Askold was a protected cruiser built for the Imperial Russian Navy. She was named after the legendary Varangian Askold. Her thin, narrow hull and maximum speed of 23.8 knots (44.1 km/h) were considered impressive for the time. Askold had five thin funnels which gave it a unique silhouette for any vessel in the Imperial Russian Navy. This led British sailors to nickname her Packet of Woodbines after the thin cigarettes popular at the time. However, the five funnels also had a symbolic importance, as it was popularly considered that the number of funnels was indicative of performance, and some navies were known to add extra fake funnels to impress dignitaries in less advanced countries.

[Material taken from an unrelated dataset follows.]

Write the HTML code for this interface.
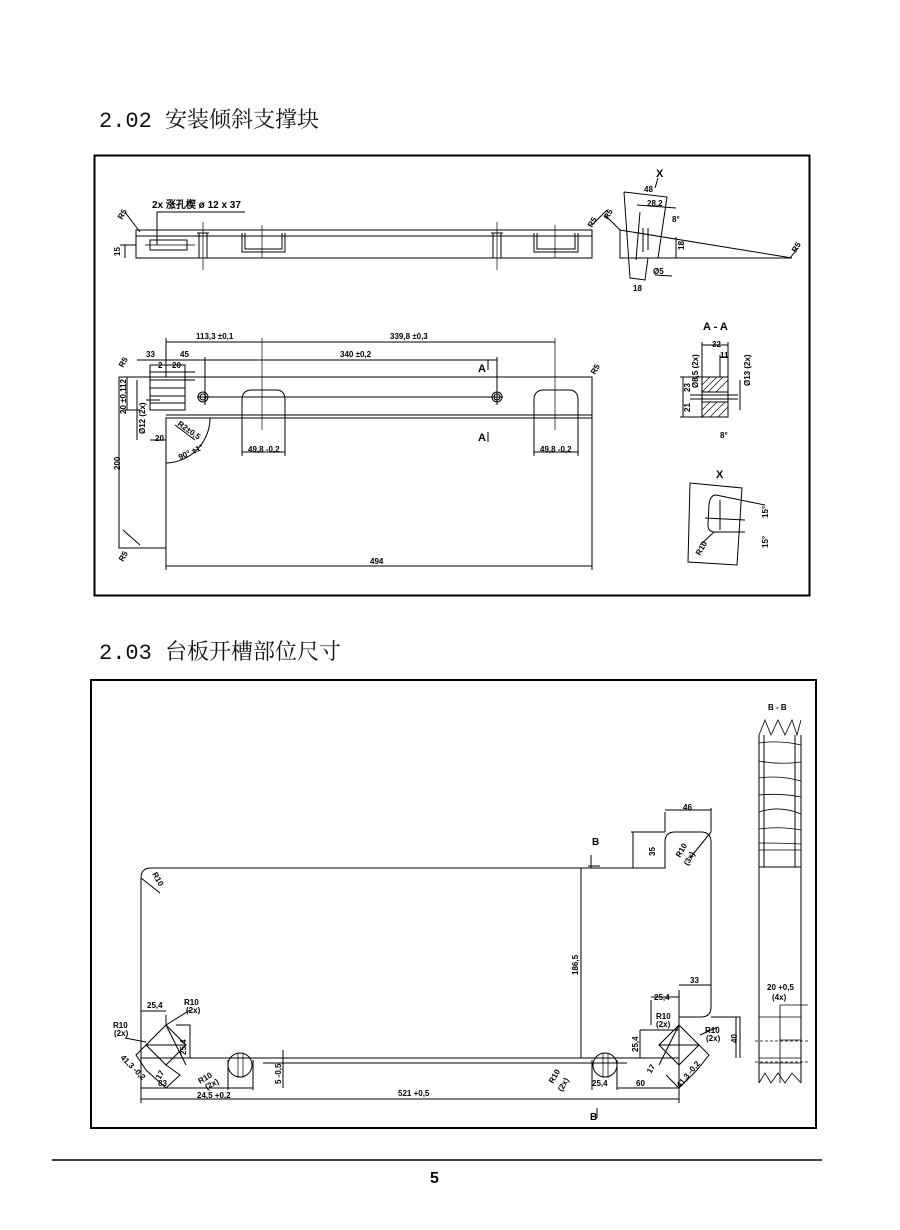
<!DOCTYPE html>
<html><head><meta charset="utf-8"><style>
html,body{margin:0;padding:0;background:#fff;}
svg{display:block;}
.t{font-family:"Liberation Sans",sans-serif;font-size:8px;font-weight:bold;fill:#000;}
.h{font-family:"Liberation Mono","Noto Serif CJK SC",serif;font-size:22px;fill:#111;}
</style></head><body>
<svg width="900" height="1230" viewBox="0 0 900 1230" xmlns="http://www.w3.org/2000/svg">
<text class="h" x="99" y="127">2.02 安装倾斜支撑块</text>
<text class="h" x="99" y="659">2.03 台板开槽部位尺寸</text>

<g fill="none" stroke="#000" stroke-width="1">
<rect x="94.5" y="155.5" width="715" height="440" stroke-width="2"/>
<!-- top side view -->
<path d="M136 230 H592 V258 H136 Z"/>
<line x1="136" y1="236" x2="592" y2="236"/>
<path d="M242 233 V252 H285 V233 M245 233 V249 H282 V233"/>
<path d="M534 233 V252 H578 V233 M537 233 V249 H575 V233"/>
<line x1="262" y1="225" x2="262" y2="258" stroke-width="0.7"/>
<line x1="555" y1="225" x2="555" y2="258" stroke-width="0.7"/>
<path d="M199 233 V258 M207 233 V258 M197 233 H209"/>
<line x1="203" y1="222" x2="203" y2="270" stroke-width="0.7"/>
<path d="M493 233 V258 M501 233 V258 M491 233 H503"/>
<line x1="497" y1="222" x2="497" y2="270" stroke-width="0.7"/>
<rect x="150" y="240" width="37" height="10"/>
<line x1="145" y1="245" x2="195" y2="245" stroke-width="0.7"/>
<path d="M157 245 V212 H245"/>
<path d="M125 245 V258 M120 245 H136"/>
<line x1="125" y1="212" x2="140" y2="232"/>
<!-- wedge -->
<path d="M620 230 L792 258 H620 Z"/>
<path d="M624 192 L667 197 L658 258 M624 192 L630 278 L645 280 L648 258"/>
<path d="M637 205 L676 208 M640 212 L636 260 M643 228 V252 M648 228 V250"/>
<path d="M676 237 V258 M655 275 L672 276"/>
<path d="M605 215 L620 230 M592 225 L607 210"/>
<line x1="658" y1="178" x2="655" y2="188"/>
<line x1="790" y1="258" x2="798" y2="248"/>
<!-- plan view -->
<path d="M119 377 H592 V418 M119 377 V548 H166 V418 H592"/>
<line x1="166" y1="415" x2="592" y2="415"/>
<line x1="592" y1="418" x2="592" y2="570"/>
<line x1="166" y1="548" x2="166" y2="570"/>
<line x1="166" y1="566" x2="592" y2="566"/>
<line x1="197" y1="397" x2="503" y2="397"/>
<circle cx="203" cy="397" r="5"/><circle cx="203" cy="397" r="3"/>
<circle cx="497" cy="397" r="5"/><circle cx="497" cy="397" r="3"/>
<path d="M242 417 V400 Q242 390 252 390 H276 Q285 390 285 400 V417"/>
<path d="M534 417 V400 Q534 390 544 390 H569 Q578 390 578 400 V417"/>
<path d="M242 417 V456 M285 417 V456 M242 452 H285 M534 417 V456 M578 417 V456 M534 452 H578"/>
<line x1="262" y1="338" x2="262" y2="430" stroke-width="0.7"/>
<line x1="555" y1="338" x2="555" y2="430" stroke-width="0.7"/>
<path d="M166 342 H555 M166 338 V377 M205 360 H497 M137 360 H205 M205 357 V405 M497 357 V405"/>
<path d="M150 365 H185 V410 H150 Z M150 372 H195 M150 380 H195 M150 388 H185 M150 396 H185 M150 403 H185"/>
<path d="M166 463 A45 45 0 0 0 210 418"/>
<path d="M175 425 L195 440"/>
<path d="M127 377 V410 M123 410 H140 M137 380 V440 M146 400 H160 M150 440 H166"/>
<path d="M123 530 L140 545"/>
<path d="M488 360 V370 M488 432 V442"/>
<!-- A-A -->
<rect x="702" y="377" width="26" height="40"/>
<path d="M702 392 H728 M702 402 H728 M690 395 H738 M690 399 H738"/>
<path d="M702 385 L710 377 M702 392 L717 377 M708 392 L723 377 M716 392 L728 380 M702 410 L710 402 M702 417 L717 402 M710 417 L725 402 M718 417 L728 407" stroke-width="0.7"/>
<path d="M702 342 V377 M728 342 V377 M702 345 H728 M720 355 V377 M720 357 H728"/>
<path d="M680 377 H702 M680 417 H702 M683 377 V417 M740 380 V410"/>
<!-- X detail -->
<path d="M690 483 L742 488 L737 565 L688 562 Z"/>
<path d="M716 495 Q710 495 709 505 L708 525 Q708 532 715 532 L745 532 M716 495 L765 505"/>
<path d="M705 518 L745 520 M720 500 L720 530"/>
<line x1="700" y1="545" x2="714" y2="532"/>
<!-- bottom frame -->
<rect x="91" y="680" width="725" height="448" stroke-width="2"/>
<path d="M141 1058 V878 Q141 868 151 868 H665 V842 Q665 832 675 832 H701 Q711 832 711 842 V1007 Q711 1017 701 1017 H679 V1058 Z"/>
<path d="M141 1058 H679"/>
<line x1="263" y1="1063" x2="627" y2="1063"/>
<line x1="581" y1="868" x2="581" y2="1058"/>
<path d="M141 1058 V1103 M679 1058 V1103 M141 1099 H679 M141 1088 H228 M228 1088 H253"/>
<path d="M228 1060 V1090 M253 1060 V1090 M592 1060 V1090 M617 1060 V1090 M617 1088 H679"/>
<circle cx="240" cy="1065" r="12"/><circle cx="605" cy="1065" r="12"/>
<path d="M238 1053 V1078 M243 1053 V1078 M603 1053 V1078 M608 1053 V1078" stroke-width="0.7"/>
<path d="M283 1050 V1088"/>
<path d="M146 1045 L166 1025 L186 1045 L166 1065 Z M146 1045 L136 1055 L146 1070 L166 1088 L180 1075 L166 1065"/>
<path d="M166 1025 L186 1065 M146 1045 L186 1045"/>
<path d="M141 1015 V1040 M166 1015 V1025 M141 1011 H166 M166 1025 L190 1010 M125 1038 L146 1042"/>
<path d="M176 1025 H190 V1058"/>
<path d="M659 1045 L679 1025 L699 1045 L679 1065 Z M699 1045 L709 1055 L697 1070 L679 1088 L666 1075"/>
<path d="M659 1045 L699 1045 M679 1025 L659 1065"/>
<path d="M640 1030 H679 M640 1030 V1058 M651 1000 V1025 M679 990 V1017 M651 997 H679 M679 985 H711 M700 1035 L718 1027"/>
<path d="M711 1017 H740 V1058 M736 1017 V1058"/>
<path d="M631 832 H665 M633 832 V868 M665 812 V832 M711 808 V832 M665 810 H711 M690 858 L711 832"/>
<path d="M141 878 L160 893"/>
<path d="M591 855 V868 M588 866 H600"/>
<path d="M597 1108 V1118"/>
<!-- B-B strip -->
<path d="M759 735 V1083 M801 735 V1083 M764 735 V867 M795 735 V867 M759 867 H801"/>
<path d="M759 735 L765 720 L771 735 L778 720 L785 735 L792 720 L797 735 L801 720" stroke-width="0.8"/>
<path d="M759 1083 L765 1073 L771 1083 L778 1073 L785 1083 L792 1073 L801 1083" stroke-width="0.8"/>
<path d="M759 743 Q780 740 801 745 M759 761 Q780 765 801 762 M759 778 Q780 775 801 781 M759 795 Q780 793 801 797 M759 812 Q780 805 801 814 M759 829 Q780 826 801 830 M759 850 H801 M759 843 Q780 843 801 844" stroke-width="0.8"/>
<path d="M759 1017 H801 M759 1058 H801 M759 1063 H801 M780 1005 V1083 M780 1005 H808 M780 1040 H801 M780 1058 H801" stroke-width="0.8"/>
<path d="M755 1041 H810 M755 1062 H810" stroke-dasharray="3 2" stroke-width="0.7"/>
<!-- page bottom -->
<line x1="52" y1="1160" x2="822" y2="1160" stroke-width="1.5"/>
</g>

<g class="t">
<text x="152" y="208" style="font-size:10px">2x 涨孔楔 ø 12 x 37</text>
<text x="122" y="220" transform="rotate(-60 122 220)">R5</text>
<text x="120" y="256" transform="rotate(-90 120 256)">15</text>
<text x="592" y="228" transform="rotate(-60 592 228)">R5</text>
<text x="608" y="220" transform="rotate(-60 608 220)">R5</text>
<text x="796" y="253" transform="rotate(-60 796 253)">R5</text>
<text x="656" y="177" style="font-size:11px">X</text>
<text x="644" y="192">48</text>
<text x="647" y="206">28,2</text>
<text x="672" y="222">8°</text>
<text x="684" y="250" transform="rotate(-90 684 250)">18</text>
<text x="653" y="274">Ø5</text>
<text x="633" y="291">18</text>
<text x="196" y="339">113,3 ±0,1</text>
<text x="390" y="339">339,8 ±0,3</text>
<text x="340" y="357">340 ±0,2</text>
<text x="146" y="357">33</text><text x="180" y="357">45</text>
<text x="158" y="368">2</text><text x="172" y="368">20</text>
<text x="123" y="368" transform="rotate(-60 123 368)">R5</text>
<text x="595" y="375" transform="rotate(-60 595 375)">R5</text>
<text x="126" y="388" transform="rotate(-90 126 388)">12</text>
<text x="126" y="414" transform="rotate(-90 126 414)">20 ±0,1</text>
<text x="145" y="434" transform="rotate(-90 145 434)">Ø12 (2x)</text>
<text x="155" y="441">20</text>
<text x="177" y="425" transform="rotate(35 177 425)">R2±0,5</text>
<text x="180" y="460" transform="rotate(-25 180 460)">90° ±1°</text>
<text x="120" y="470" transform="rotate(-90 120 470)">200</text>
<text x="123" y="562" transform="rotate(-60 123 562)">R5</text>
<text x="248" y="452">49,8 -0,2</text>
<text x="540" y="452">49,8 -0,2</text>
<text x="370" y="564">494</text>
<text x="478" y="372" style="font-size:11px">A</text>
<text x="478" y="441" style="font-size:11px">A</text>
<text x="703" y="330" style="font-size:11px">A - A</text>
<text x="712" y="347">32</text><text x="720" y="358">11</text>
<text x="690" y="392" transform="rotate(-90 690 392)">23</text>
<text x="690" y="412" transform="rotate(-90 690 412)">21</text>
<text x="698" y="388" transform="rotate(-90 698 388)">Ø8,5 (2x)</text>
<text x="750" y="386" transform="rotate(-90 750 386)">Ø13 (2x)</text>
<text x="720" y="438">8°</text>
<text x="716" y="478" style="font-size:11px">X</text>
<text x="768" y="518" transform="rotate(-90 768 518)">15°</text>
<text x="768" y="548" transform="rotate(-90 768 548)">15°</text>
<text x="700" y="556" transform="rotate(-60 700 556)">R10</text>
<text x="768" y="710">B - B</text>
<text x="683" y="810">46</text>
<text x="655" y="856" transform="rotate(-90 655 856)">35</text>
<text x="680" y="858" transform="rotate(-60 680 858)">R10</text>
<text x="688" y="866" transform="rotate(-60 688 866)">(3x)</text>
<text x="592" y="845" style="font-size:10px">B</text>
<text x="152" y="874" transform="rotate(60 152 874)">R10</text>
<text x="578" y="975" transform="rotate(-90 578 975)">186,5</text>
<text x="690" y="983">33</text>
<text x="767" y="990">20 +0,5</text>
<text x="772" y="1000">(4x)</text>
<text x="654" y="1000">25,4</text>
<text x="656" y="1019">R10</text><text x="656" y="1027">(2x)</text>
<text x="705" y="1033">R10</text><text x="706" y="1041">(2x)</text>
<text x="737" y="1043" transform="rotate(-90 737 1043)">40</text>
<text x="638" y="1052" transform="rotate(-90 638 1052)">25,4</text>
<text x="147" y="1008">25,4</text>
<text x="184" y="1005">R10</text><text x="186" y="1013">(2x)</text>
<text x="113" y="1028">R10</text><text x="114" y="1036">(2x)</text>
<text x="186" y="1055" transform="rotate(-90 186 1055)">25,4</text>
<text x="120" y="1058" transform="rotate(45 120 1058)">41,3 -0,2</text>
<text x="160" y="1080" transform="rotate(-60 160 1080)">17</text>
<text x="158" y="1086">83</text>
<text x="200" y="1084" transform="rotate(-30 200 1084)">R10</text>
<text x="207" y="1090" transform="rotate(-30 207 1090)">(2x)</text>
<text x="197" y="1098">24,5 +0,2</text>
<text x="281" y="1084" transform="rotate(-90 281 1084)">5 -0,5</text>
<text x="398" y="1096">521 +0,5</text>
<text x="553" y="1084" transform="rotate(-60 553 1084)">R10</text>
<text x="562" y="1092" transform="rotate(-60 562 1092)">(2x)</text>
<text x="592" y="1086">25,4</text>
<text x="636" y="1086">60</text>
<text x="651" y="1074" transform="rotate(-60 651 1074)">17</text>
<text x="680" y="1088" transform="rotate(-50 680 1088)">41,3 -0,2</text>
<text x="590" y="1120" style="font-size:10px">B</text>
<text x="430" y="1183" style="font-size:16px">5</text>
</g>
</svg>
</body></html>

Britain’s large cruiser program, and the Two Power Standard in general, were aimed primarily at the threat to trade posed by the French Navy, but it was also increasingly directed at Russia. Between 1889 and 1893, Russian naval expenditures increased 64 percent. On the whole, Russia devoted its resources to the construction of battleships. The Russians persisted in the construction of armored cruisers rather than protected ones, but these ships numbered only three in this period. Two, Rurik and Rossiya, were large and commissioned in 1895 and 1897 respectively. The Rossiya was the larger, displacing 13,675 tons with a hull that measured 480 feet, 6 inches by 68 feet, and mounted four 8-inch guns and 16 6- inch weapons on the broadside below the upper deck. This ship and Rurik were the impetus for the British construction of the Powerful class for fear of the potential damage that the Russian ships might cause to British commerce in time of war. In truth, the British had little to fear from these ships. Neither were very good designs, being poor steamers, and the disposition of the guns was so badly arranged that French officials believed it “had been stuck on as an afterthought.” These rather poor ships were only augmented by one protected cruiser Askold (1900). Russian naval officials simply believed in the superiority of the battleship over all else.

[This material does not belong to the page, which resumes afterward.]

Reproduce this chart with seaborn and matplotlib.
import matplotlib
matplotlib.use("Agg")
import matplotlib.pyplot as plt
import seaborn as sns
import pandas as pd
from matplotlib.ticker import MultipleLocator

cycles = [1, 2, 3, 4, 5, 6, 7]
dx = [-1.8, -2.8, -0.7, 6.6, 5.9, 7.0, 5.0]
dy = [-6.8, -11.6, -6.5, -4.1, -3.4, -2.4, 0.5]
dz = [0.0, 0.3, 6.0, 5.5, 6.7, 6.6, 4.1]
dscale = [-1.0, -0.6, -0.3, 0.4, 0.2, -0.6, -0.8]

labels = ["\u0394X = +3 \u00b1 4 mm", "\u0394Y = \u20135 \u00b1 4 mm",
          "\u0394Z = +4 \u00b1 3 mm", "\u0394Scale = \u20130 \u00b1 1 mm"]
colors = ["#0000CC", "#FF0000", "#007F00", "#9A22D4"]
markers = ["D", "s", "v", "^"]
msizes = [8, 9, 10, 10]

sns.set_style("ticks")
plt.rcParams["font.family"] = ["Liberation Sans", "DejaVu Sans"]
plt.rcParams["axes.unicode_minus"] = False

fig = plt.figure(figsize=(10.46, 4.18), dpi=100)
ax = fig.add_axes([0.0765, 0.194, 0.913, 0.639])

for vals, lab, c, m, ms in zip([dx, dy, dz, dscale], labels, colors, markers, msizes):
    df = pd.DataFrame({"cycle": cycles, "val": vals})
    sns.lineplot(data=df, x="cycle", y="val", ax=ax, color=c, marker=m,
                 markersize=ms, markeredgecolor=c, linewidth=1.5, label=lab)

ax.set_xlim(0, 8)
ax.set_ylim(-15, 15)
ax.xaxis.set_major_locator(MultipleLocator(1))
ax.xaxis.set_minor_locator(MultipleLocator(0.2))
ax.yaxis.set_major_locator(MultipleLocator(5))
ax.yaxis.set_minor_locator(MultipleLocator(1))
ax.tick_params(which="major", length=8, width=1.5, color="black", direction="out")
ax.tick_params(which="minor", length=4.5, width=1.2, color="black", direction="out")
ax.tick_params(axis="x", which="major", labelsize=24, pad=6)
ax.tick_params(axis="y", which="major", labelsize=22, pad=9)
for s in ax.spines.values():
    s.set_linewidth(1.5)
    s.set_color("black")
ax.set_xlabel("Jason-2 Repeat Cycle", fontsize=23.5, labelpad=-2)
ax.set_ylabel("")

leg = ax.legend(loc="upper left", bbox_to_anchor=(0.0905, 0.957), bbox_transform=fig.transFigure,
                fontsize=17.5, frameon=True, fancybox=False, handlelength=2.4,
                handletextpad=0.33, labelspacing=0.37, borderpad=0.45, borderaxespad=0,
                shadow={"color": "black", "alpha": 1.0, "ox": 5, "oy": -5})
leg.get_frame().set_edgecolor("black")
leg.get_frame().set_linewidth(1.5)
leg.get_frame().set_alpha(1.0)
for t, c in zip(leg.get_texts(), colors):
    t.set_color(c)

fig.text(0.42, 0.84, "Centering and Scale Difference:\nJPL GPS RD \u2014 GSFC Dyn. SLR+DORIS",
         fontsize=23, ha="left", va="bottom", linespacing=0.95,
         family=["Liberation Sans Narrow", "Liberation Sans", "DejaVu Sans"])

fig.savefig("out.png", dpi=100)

Russia’s fleet in 1904 was still powerful, but this fact was, as always, the product of its strength in battleships rather than cruisers. Only two armored cruisers were launched between 1899 and 1904, and both were rather unremarkable designs. One was simply an improved version of Rossiya. Unlike in most navies of this period, the majority of Russian construction was in protected cruisers, totaling 11 in all. A principle reason was the savings in cost over armored cruisers, as the Russians did not have the money to spare for a large armored cruiser program after all the battleships. These ships and their older counterparts were completely inadequate for a fleet the size of Russia’s. There were few ships in the fleet that could perform the duty of reconnaissance for the battle fleet in time of war. This problem would lead to disaster when tensions with Japan over Asia exploded into war.